For the article "CHEMOGRAPHY: SEARCHING FOR HIDDEN TREASURES"
Yuliana Zabolotna, Arkadii Lin, Dragos Horvath, Gilles Marcou, Dmitriy M. Volochnyuk, Alexandre Varnek
Corresponding Author
Prof. A. Varnek, E-mail:
varnek@unistra.fr.
Abstract
The days when medicinal chemistry was limited to a few series of compounds of therapeutic interest are long gone. Nowadays, no human may succeed to acquire a complete overview of more than a billion existing or feasible compounds within which the potential “blockbuster drugs” are well hidden, and yet only a few mouse clicks away. To reach these «hidden treasures», we adapted Generative Topographic Mapping to enable efficient navigation through the chemical space, from a global overview to structural pattern detection, covering, for the first time, the complete ZINC library of purchasable compounds, relative to 1.6 million biologically relevant ChEMBL molecules. About 40 000 hierarchical maps of the chemical space were constructed. Structural motifs inherent to only one library were identified. Roughly 20 000 off-market ChEMBL compound families represent incentives to enrich commercial catalogs. Alternatively, 125 000 ZINC-specific compound classes, absent in structure-activity bases are novel paths to explore in medicinal chemistry.

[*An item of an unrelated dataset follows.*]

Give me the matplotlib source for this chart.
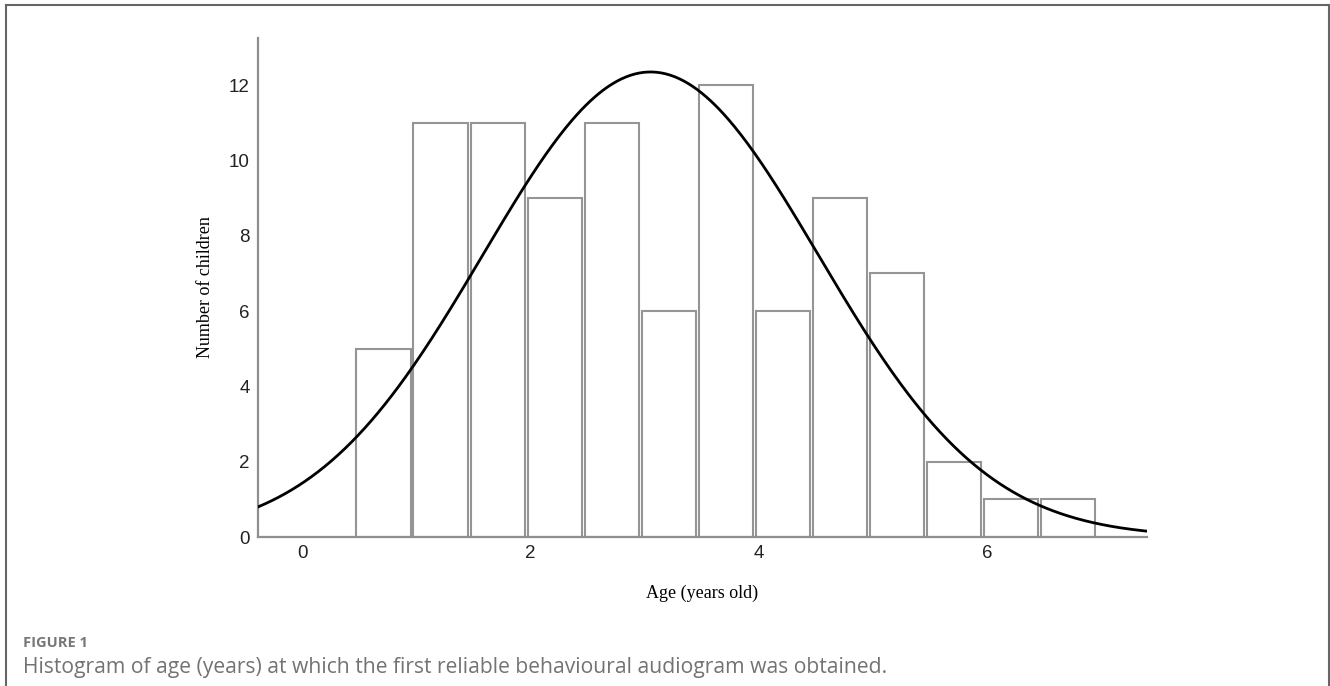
import numpy as np
import matplotlib.pyplot as plt
from matplotlib.lines import Line2D

# --- Data --------------------------------------------------------------------
BIN_START = 0.46          # left edge of first bin (years)
BIN_WIDTH = 0.5
counts = [5, 11, 11, 9, 11, 6, 12, 6, 9, 7, 2, 1, 1]

# normal-curve overlay parameters
fit_mean = 3.05
fit_sd = 1.47
n_children = sum(counts)

x_ticks = [0, 2, 4, 6]
y_ticks = [0, 2, 4, 6, 8, 10, 12]

x_label = "Age (years old)"
y_label = "Number of children"
fig_tag = "FIGURE 1"
caption = ("Histogram of age (years) at which the first reliable behavioural "
           "audiogram was obtained.")

# --- Figure ------------------------------------------------------------------
fig = plt.figure(figsize=(13.3, 6.86), dpi=100)
ax = fig.add_axes([258 / 1330, 1 - 537 / 686, 889 / 1330, 499 / 686])

edges = BIN_START + BIN_WIDTH * np.arange(len(counts))
gap = 0.025
ax.bar(edges + gap / 2, counts, width=BIN_WIDTH - gap, align="edge",
       facecolor="white", edgecolor="#959595", linewidth=1.5, zorder=2)

xs = np.linspace(-0.39, 7.40, 400)
dens = np.exp(-0.5 * ((xs - fit_mean) / fit_sd) ** 2) / (fit_sd * np.sqrt(2 * np.pi))
ax.plot(xs, n_children * BIN_WIDTH * dens, color="black", lw=2, zorder=3)

ax.set_xlim(-0.39, 7.40)
ax.set_ylim(0, 13.25)
ax.set_xticks(x_ticks)
ax.set_yticks(y_ticks)
ax.tick_params(length=0, labelsize=13.5, labelcolor="#222222", pad=6)
for lab in ax.get_xticklabels() + ax.get_yticklabels():
    lab.set_family("Liberation Sans")

for side in ("top", "right"):
    ax.spines[side].set_visible(False)
for side in ("left", "bottom"):
    ax.spines[side].set_color("#8f8f8f")
    ax.spines[side].set_linewidth(1.6)

fig.text(205 / 1330, 1 - 287 / 686, y_label, rotation=90, ha="center",
         va="center", family="Liberation Serif", fontsize=13, color="black")
fig.text(702 / 1330, 1 - 593 / 686, x_label, ha="center", va="center",
         family="Liberation Serif", fontsize=13, color="black")

fig.text(23 / 1330, 1 - 643 / 686, fig_tag, ha="left", va="center",
         family="Open Sans", fontweight="bold", fontsize=10.5, color="#777777")
fig.text(23 / 1330, 1 - 667 / 686, caption, ha="left", va="center",
         family="Open Sans", fontsize=15.2, color="#737373")

# open frame round the figure (no bottom edge)
frame = dict(color="#666666", lw=1.5, transform=fig.transFigure)
fig.add_artist(Line2D([6 / 1330, 6 / 1330], [0, 1 - 5 / 686], **frame))
fig.add_artist(Line2D([6 / 1330, 1329 / 1330], [1 - 5 / 686, 1 - 5 / 686], **frame))
fig.add_artist(Line2D([1329 / 1330, 1329 / 1330], [0, 1 - 5 / 686], **frame))

fig.savefig("out.png", dpi=100)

We are pleased to share with you a complete list of the abovementioned ZINC- and ChEMBL-specific chemotypes. The link will be given after registration below.
Please note, that ChEMBL and ZINC datasets were split into four subsets - Fragment-Like, Lead-Like, Drug-Like and PPI-Like, and then analyzed pairwise. Thus, Fragment-Like ChEMBL-specific chemotypes are absent from Fragment-Like ZINC but can be present in the unfiltered version of ZINC.